Оставшись одна, Татьяна оглядела комнату, узнавая в предметах: разложенных книгах, темных плотных шторах, в выверенной симметрии  на столе, которой с аристократической выправкой подчинились книги, бумаги, блокнот, бронзовая пепельница, костяной чертик - приметы Петрушиных привязанностей, поработивших в этой комнате каждый сантиметр.
“А ведь и я могла бы жить в этой комнате, и ни одной другой нитки не появилось бы, ни одной моей засушенной бабочки под стеклом. Не позволил бы. А может, и у меня не возникло бы желания. Какое счастье - не возникло бы”.

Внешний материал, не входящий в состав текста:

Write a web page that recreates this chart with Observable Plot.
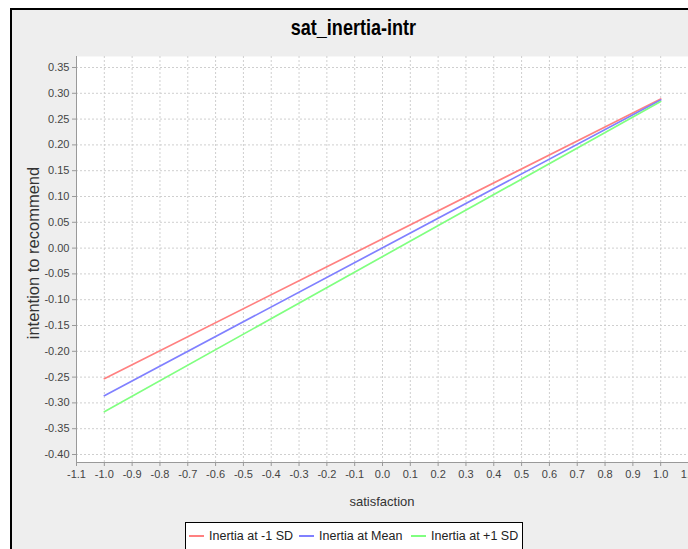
<!DOCTYPE html>
<html><head><meta charset="utf-8">
<script src="https://cdn.jsdelivr.net/npm/d3@7"></script>
<script src="https://cdn.jsdelivr.net/npm/@observablehq/plot@0.6"></script>
<style>
html,body{margin:0;padding:0;background:#fff;overflow:hidden;width:688px;height:549px;font-family:"Liberation Sans",Arial,sans-serif;}
#panel{position:absolute;left:10px;top:8px;width:700px;height:560px;background:#eeeeee;border-left:2px solid #000;border-top:2px solid #000;}
#title{position:absolute;left:0;top:14px;width:706px;text-align:center;}
#title span{display:inline-block;font-weight:bold;font-size:22px;line-height:28px;transform:scaleX(0.82);color:#000;}
#chart{position:absolute;left:0;top:0;width:700px;}
#chart svg{max-width:none !important;}
#xlabel{position:absolute;left:0;width:764px;top:494px;text-align:center;font-size:13px;color:#333;}
#ylabel{position:absolute;left:33px;top:253px;font-size:16.5px;color:#333;transform:translate(-50%,-50%) rotate(-90deg);white-space:nowrap;}
#legend{position:absolute;left:185px;top:522px;width:336px;height:40px;border:1px solid #000;background:#fff;font-size:12.5px;color:#222;}
.item{position:absolute;top:5px;white-space:nowrap;line-height:16px;}
.sw{display:inline-block;width:15px;height:2px;vertical-align:middle;margin-right:5px;position:relative;top:-1px;}
</style>
</head><body>
<div id="panel"></div>
<div id="title"><span>sat_inertia-intr</span></div>
<div id="chart"></div>
<div id="xlabel">satisfaction</div>
<div id="ylabel">intention to recommend</div>
<div id="legend"></div>
<script>
const xTicks = [-1.1,-1.0,-0.9,-0.8,-0.7,-0.6,-0.5,-0.4,-0.3,-0.2,-0.1,0.0,0.1,0.2,0.3,0.4,0.5,0.6,0.7,0.8,0.9,1.0,1.1];
const yTicks = [-0.40,-0.35,-0.30,-0.25,-0.20,-0.15,-0.10,-0.05,0.00,0.05,0.10,0.15,0.20,0.25,0.30,0.35];
const satisfaction = [-1.0, 1.0];
const inertiaLow = [-0.253, 0.289];
const inertiaMean = [-0.286, 0.287];
const inertiaHigh = [-0.317, 0.284];
const seriesNames = ["Inertia at -1 SD", "Inertia at Mean", "Inertia at +1 SD"];
const seriesColors = ["#ff8080", "#8080ff", "#80ff80"];

const xDomain = [-1.1, 1.1];
const yDomain = [-0.4155, 0.3713];

const rows = [];
[inertiaLow, inertiaMean, inertiaHigh].forEach((vals, i) => {
  satisfaction.forEach((x, j) => rows.push({series: seriesNames[i], x, y: vals[j]}));
});

const plot = Plot.plot({
  width: 700,
  height: 520,
  marginLeft: 76,
  marginRight: 12,
  marginTop: 56,
  marginBottom: 58,
  style: {fontFamily: "'Liberation Sans', Arial, sans-serif", fontSize: "11px", background: "transparent", overflow: "visible", maxWidth: "none"},
  x: {domain: xDomain},
  y: {domain: yDomain},
  color: {domain: seriesNames, range: seriesColors},
  marks: [
    Plot.frame({fill: "white", stroke: null}),
    Plot.gridX(xTicks, {stroke: "#cfcfcf", strokeOpacity: 1, strokeDasharray: "2,2"}),
    Plot.gridY(yTicks, {stroke: "#cfcfcf", strokeOpacity: 1, strokeDasharray: "2,2"}),
    Plot.ruleX([xDomain[0]], {stroke: "#999"}),
    Plot.ruleY([yDomain[0]], {stroke: "#999"}),
    Plot.axisX(xTicks, {tickFormat: d => d.toFixed(1), tickSize: 4, tickPadding: 4, label: null, stroke: "#999", color: "#444"}),
    Plot.axisY(yTicks, {tickFormat: d => d.toFixed(2), tickSize: 4, tickPadding: 3, label: null, stroke: "#999", color: "#444"}),
    Plot.line(rows, {x: "x", y: "y", z: "series", stroke: "series", strokeWidth: 1.7})
  ]
});
document.getElementById("chart").appendChild(plot);

const legend = document.getElementById("legend");
const lefts = [3, 113, 225];
seriesNames.forEach((name, i) => {
  const it = document.createElement("div");
  it.className = "item";
  it.style.left = lefts[i] + "px";
  const sw = document.createElement("span");
  sw.className = "sw";
  sw.style.background = seriesColors[i];
  it.appendChild(sw);
  it.appendChild(document.createTextNode(name));
  legend.appendChild(it);
});
</script>
</body></html>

...Петр уезжал в пионерский лагерь вожатым, ходил и насвистывал гимны, наслаждаясь идиотизмом бравурности, предвкушая озорство, пробовал на сокурсниках методы наказаний - пропрыгать на одной ноге вокруг стола двадцать пять раз. Он пришел в комнату, где жила и Татьяна, и, прижимая к безволосой смуглой груди белую рубашку, возопил: “Ну кто позаботится о любимом сыночке, мамы?  Поспешите на помощь! Сынок обольется слезами!” Татьяна накрыла рубашку рукой, и та приютилась кошкой, доверчиво впала в сомнамбулическое состояние - рубашка была приручена. А у него вдруг вздрогнули и стали закрываться ресницы, копя черноту, он вынырнул из-под ее взгляда,  потянул за рукав свою рубашку - он испугался, что когда-нибудь - откуда это он знал? - ей, способной на жертвы - значит, они ему будут нужны? - сможет изменить - он тогда не верил в постоянство...
...Татьяна глубже забралась в кресло. Ей хотелось сломать его, разбросать бумагу, обрушить книги. Он бы ее, отъявленную, обругал взахлеб, иззлился бы в порошок, а она разревелась бы, раскатилась горохом, целуя его и его пепельницу, и вместе бы - вместе - рука в руку опять все расставили по местам.
Татьяна не могла пошевелиться: магнитный овал, выросший вокруг ее тела, обессилил ее, заломило глаза и щеки от подступивших слез, сердце тяжело плыло.
Неторопливо двигался лунный диск ходиков, тусклым блеском заглушая тиканье. Она оказалась беременной, с огромным животом в невиданном сиреневом халате и очень сердилась на мужа - Петра, он  не купил розовые - пошлые - ползунки, а ведь они ждали девочку. Она была готова что-то крикнуть ему, обидеть.
Живот судорожно ужался, видение пропало. Но невысказанная сердитость не успокоилась, неожиданно перешла в незнакомое море непонятных, необычных предчувствий, неясных, но настойчивых и тревожных мыслей, сейчас они приблизятся, она прочитает их. “Господи, прошептала она, вставая, чтобы они не попали в нее, заблудились, прошли мимо, - я же все понимаю...”
Петр, держась за деревянную ручку кофеварки, смотрел на Аришкину скрипку, по рассеянности оставленную в неподходящем месте.
“...тоскливо переживу Ивана, и сына нет рядом с внуком, родиться которому предстоит лет через двадцать... сын... опять тот мираж, что на Дворцовой...”

Когда она вернулась из Петербурга, и сын встретил восторженным диким воплем, а муж, тишайше улыбаясь, стоял сзади и гладил по спине, она едва не закричала, убедившись в их существовании, и, кажется, она смогла говорить, словно никакого страха и не было, словно она ничего не знала.